If you have been using high yield savings accounts with interest rates often exceeding 5%, you might be facing tax on your savings this year, depending on the amount you’ve accumulated.
It’s projected that a significant number of individuals will encounter the obligation of paying tax on savings for the first time during this tax year.
The surge in interest rates is the main reason behind the increase in the number of savers who may find themselves subject to income tax on their savings.
In some instances a basic rate taxpayer with a savings pot of £16,667 could find themselves liable for tax on savings interest income.
A freedom of information inquiry conducted by the investment platform AJ Bell has revealed that HMRC forecasts over 2.73 million individuals will be required to pay income tax on their savings interest during the 2023/2024 tax year.
The predicted figure includes 1.37 million basic rate taxpayers, who are subject to a 20% income tax rate, marking a significant rise of approximately one million individuals from the previous 22/23 tax year.
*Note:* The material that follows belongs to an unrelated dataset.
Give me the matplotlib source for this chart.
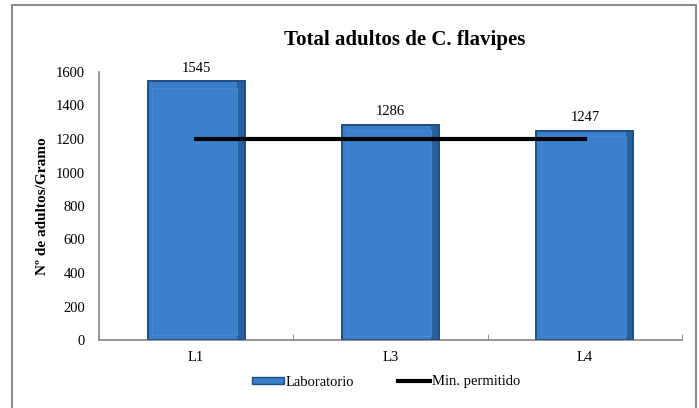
import matplotlib.pyplot as plt
from matplotlib.patches import Rectangle
from matplotlib.lines import Line2D
import numpy as np

categories = ['L1', 'L3', 'L4']
laboratorio = [1545, 1286, 1247]
min_permitido = [1200, 1200, 1200]
yticks = [0, 200, 400, 600, 800, 1000, 1200, 1400, 1600]

plt.rcParams['font.family'] = ['Liberation Serif', 'DejaVu Serif']

fig = plt.figure(figsize=(6.99, 4.08), dpi=100)

# outer chart frame
fig.patches.append(Rectangle((12 / 699, -0.05), (696 - 12) / 699, 1.05 - 5 / 408,
                             transform=fig.transFigure, fill=False,
                             edgecolor='#8c8c8c', linewidth=1.5))

ax = fig.add_axes([99 / 699, 68 / 408, 583 / 699, 268 / 408])
x = np.arange(len(categories))

bars = ax.bar(x, laboratorio, width=0.5, color='#3A7DC9', edgecolor='#1F4E80',
              linewidth=1.2, zorder=2)
# soft bevel: darker strip on right, lighter inner face
for b in bars:
    bx, bw, bh = b.get_x(), b.get_width(), b.get_height()
    ax.add_patch(Rectangle((bx + bw * 0.92, 0), bw * 0.08, bh,
                           facecolor='#2A5F9E', edgecolor='none', zorder=3))
    ax.add_patch(Rectangle((bx + bw * 0.05, bh * 0.02), bw * 0.87, bh * 0.955,
                           facecolor='#3B80CC', edgecolor='#4A8BD4', linewidth=0.6,
                           zorder=3))
    ax.add_patch(Rectangle((bx, 0), bw, bh, fill=False, edgecolor='#1F4E80',
                           linewidth=1.2, zorder=4))
for xi, v in zip(x, laboratorio):
    ax.text(xi, v + 40, str(v), ha='center', va='bottom', fontsize=10.5)

ax.plot(x, min_permitido, color='black', linewidth=3, zorder=5)

ax.set_xlim(-0.5, len(categories) - 0.5)
ax.set_ylim(0, 1600)
ax.set_yticks(yticks)
ax.set_xticks(x)
ax.set_xticklabels(categories)
ax.set_xticks(np.arange(-0.5, len(categories)), minor=True)
ax.tick_params(axis='x', which='major', length=0, labelsize=10.5, pad=8)
ax.tick_params(axis='x', which='minor', length=4, direction='in', color='#868686')
ax.tick_params(axis='y', length=0, labelsize=10.5, pad=10)
for s in ['top', 'right']:
    ax.spines[s].set_visible(False)
for s in ['left', 'bottom']:
    ax.spines[s].set_color('#868686')
    ax.spines[s].set_linewidth(1.2)

ax.set_ylabel('Nº de adultos/Gramo', fontsize=11, fontweight='bold', labelpad=5)
fig.text(405 / 699, 1 - 40 / 408, 'Total adultos de C. flavipes', ha='center',
         va='center', fontsize=15, fontweight='bold')

handles = [Rectangle((0, 0), 1, 1, facecolor='#3A7DC9', edgecolor='#1F4E80'),
           Line2D([0], [0], color='black', linewidth=3)]
fig.legend(handles, ['Laboratorio', 'Min. permitido'], loc='center',
           bbox_to_anchor=(386 / 699, 1 - 382 / 408), ncol=2, frameon=False,
           fontsize=10.5, handlelength=2.2, handleheight=0.4, handletextpad=0.1,
           columnspacing=3)

fig.savefig('out.png', dpi=100)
Prepare for a tax bill on savings income from the 23/24 tax year
In prior tax years only holders of significant savings accounts earned enough interest to incur tax on savings interest.
Due to the recent rise in interest rates, a growing number of savers are now subject to tax on savings interest, with many unaware or unsure about the specific time when they will begin paying taxes on their savings interest.
You can earn interest on your savings tax free up to the limit of your personal savings allowance (PSA) which applies to all types of savings accounts except for ISAs, ensuring your earnings remain within the tax free savings threshold.
The maximum allowance for tax free interest, known as the interest tax free allowance, is £1,000 for individuals with a total income in the 23/24 tax year (including savings) of up to £50,270.
For higher rate taxpayers (40%), the personal savings allowance decreases to £500 and for additional rate taxpayers (45%) earning over £125,140, the allowance becomes zero.
In addition to the personal savings allowance, there is a starting rate for savings which can be beneficial for individuals with lower earnings whose savings and other income are below £17,570.
The starter rate for savings ensures that people with lower incomes can enjoy more tax free interest compared to those with higher incomes.
How do I pay HMRC tax on my savings interest
The method of paying tax on your savings can vary, particularly if you meet the criteria to submit a self assessment tax return which may be required for some savers.
Tax on interest PAYE:
If you are a pensioner or employed under PAYE, HMRC will adjust your tax code to automatically deduct the amount you owe.
To establish your tax code HMRC will evaluate your expected savings interest for the current year, using your previous year’s interest earnings as a basis.
Banks and building societies directly report savings interest details to HMRC, ensuring that HMRC uses accurate information to determine the appropriate tax code for you.
Tax on interest self assessment:
Individuals who file a self assessment tax return have the option to declare savings interest within their tax return.
Income tax due on savings interest is calculated during the self assessment process and is reflected on your SA tax calculation.
Check your 2024/2025 PAYE tax code
Always verify the accuracy of any changes to your tax code. If HMRC modifies your tax code due to savings interest, cross-reference the figures with your own savings account records.
Should a bank, building society, or HMRC error lead to an incorrect tax code, you may end up paying an incorrect amount of income tax, either too much or too little.
You can conduct HMRC tax code checks conveniently online through the HMRC app or by accessing your personal tax account.
Should you notice any discrepancies with your tax code HMRC can be contacted online or by phone to rectify the issue.
Claim overpaid tax back from savings
If you have already paid taxes on your earnings from savings you should request a refund for the tax paid on your interest if it falls below your allowance.
For those not completing a tax return the form R40 is the HMRC form you should complete and it’s crucial to remember that claims must be submitted within four tax years from the end of the relevant tax year.
The R40 form can be submitted to HMRC either online or by post, and processing tax refunds typically takes about six weeks for any overpaid tax to be repaid.
If you’re filing a self assessment tax return and have overpaid income tax on savings income any refund will be repaid through the self assessment system.
How to reduce tax on savings
For some savers who are paying income tax on savings for the first time it might be a good time to review other saving options that may be more tax efficient.
Two very low risk savings options include individual savings accounts (ISA’s) and NS&I premium bonds.
Using an ISA for some or all of your savings is one easy way to reduce your savings interest tax bill.
There is an annual ISA allowance which caps the amount you can invest at £20,000 per person per tax year.
Premium bonds are another tax free opportunity for savers with any winnings classed as non taxable income.
The maximum investment per person is £50,000 with each premium bond entered into a monthly prize draw with winning prizes drawn by a random number generator called ERNIE!